Photo taken in:Cluj NapocaYear when photo was taken:1930Country name at time of photo:Romania (1920-1945)Country name today:Romania
My first husband, dr. Andor Almasi is on this photo, when he got his doctor’ degree. He got it in Kolozsvar. He studied law. He had his doctor’s degree at the age of 25.
My father-in-law was from Nyaradszereda [today Miercurea Nirajului], and he had six children. Almasi was such a character, he wanted that one [of his sons] stayed home in the shop, and managed it further. He had a beer bottle-filler - that was his occupation. He had a large house just in the center of Nyaradszerada, in one side there was their apartment, in front of it, in the same yard there was the workshop. He bought from the Burger brewery in Marosvasarhely a wagon beer, they transported it on the narrow-gauge railway, carried it home, and there were three or four women who poured it into bottles. He had cart and horse, and a lad carried the Burger beer to the innkeepers all along the Nyarad river's side until Korond [today Corund], because there was an inn in every village, so he handed over the beer bottles there. The Burger palace was in the Kossuth Lajos street, but he didn't live there. The Voros Kakas was a Burger palace too.
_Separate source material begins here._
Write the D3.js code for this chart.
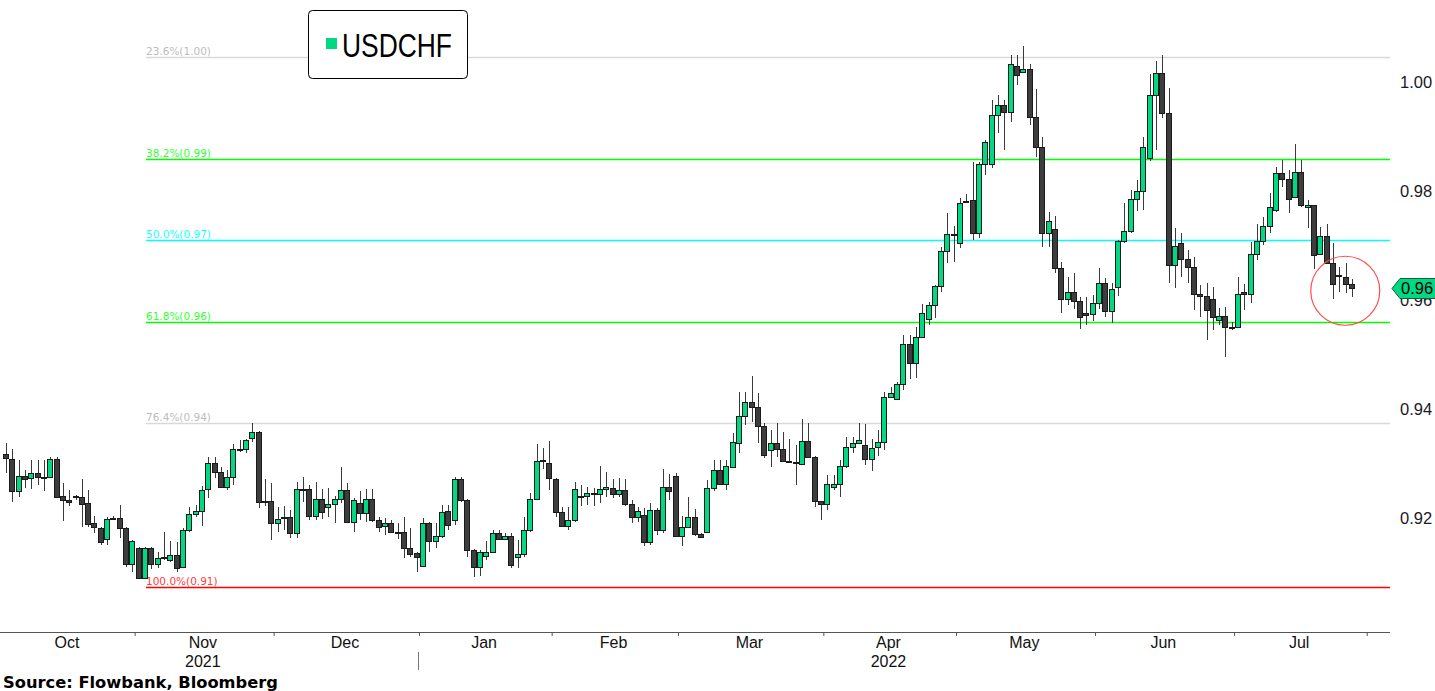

My husband didn't want to [take over the business] at all, therefore his father didn't give him any assistance. He provided him lodgings and meal, nothing else. Thus the poor fellow could hardly finish the five grades. My husband spoke Romanian perfectly, despite the fact that he was born in Nyaradszereda. His father originated from Beszterce [today Bistrita], his grandparents were glaziers. The grandparents from Beszterce were called Apfelbaum, but my father-in-law Magyarized his name into Bernat Almasi. The fact is that a nice Romanian gymnasium was built, it still exists in Beszterce, that they glazed in for free. He received for this a document saying that all the Almasi children can study there for free. This was very convenient for my father-in-law, he had two sons [apart from Andor]. He sent both of them to the grandfather, and they attended there the Romanian gymnasium. I know nothing about his time in Beszterce. His benefit was that the county-court was placed in Nyaradszereda, and the former lawyers didn't speak well or didn't speak at all Romanian, they all studied at Hungarian universities, and my husband spoke Romanian perfectly. In the morning he was helping my father-in-law, and in the after-noon he went to offices to translate from Romanian to Hungarian, from Hungarian to Romanian. That's how he finished the five grades.
When my father-in-law saw that he finished the five grades, and he was preparing for the doctorate, he said: 'Well, I have no hopes anymore.' Thus everything got open for him, and he gave him money to buy himself a dinner-jacket and patent-leather shoes, since he had to wear already that collar and patent-leather shoes. And he gave him [money] to rent an office. But not too much: he bought a typewriter and a cheap sofa with two armchairs. My father-in-law went further, he got up on the cart, next to the coachman, and he told everybody he was delivering the goods: 'If you have any problems, I have a lawyer son in Marosvasarhely, go to him, he will solve it at a low price.' The office was open and then we had the wedding in 1931. He opened the office a few months before. His lawyer office was in the center, he rented two rooms, it was large, [the surface was] 5x4 m or 5x4 m. It was on the floor, the windows gave to the street. Actually he dared to tell my parents in the last minute that he wanted to marry me. As a student he didn't dare even to open his mouth, though my parents saw well that we were dating. But they weren't against him, because he was a very nice person. And he earned enough money to live on in the first month already.
His grandparents from Beszterce were observant, as observant as my grandfather. But my husband didn't observe anything. After we got married, he only escorted me to the synagogue, and after it was over, he waited me outside at the gate, to go home together. After four or five years he took me once to Beszterce, I think he had some business there. And he showed me, 'Look, this is the school where I took my final exams. And here was the small house where I used to stay at my grandfather's.' I don't know more about his family. I don't know the name of my husband's mother, she was from Makfalva [today Ghindari]. She wore a wig. They were very religious. They weren't delighted about his marrying me, because I had a certain reputation, since I was dancing until the end at every ball. I had a bad reputation in the sense that I was demanding; however I was the daughter of a factory director, who would look down at them surely, because they were simple people from Nyaradszereda. Otherwise they knew my father's name, because he was a mathematical genius. His son told him: 'I'm going to Toplica, there is a girl I'm courting.' Whose daughter is she, so they could make plans, that he would be lucky, if she is the daughter of the OFA director… That was the name of the enterprise where my father was a director.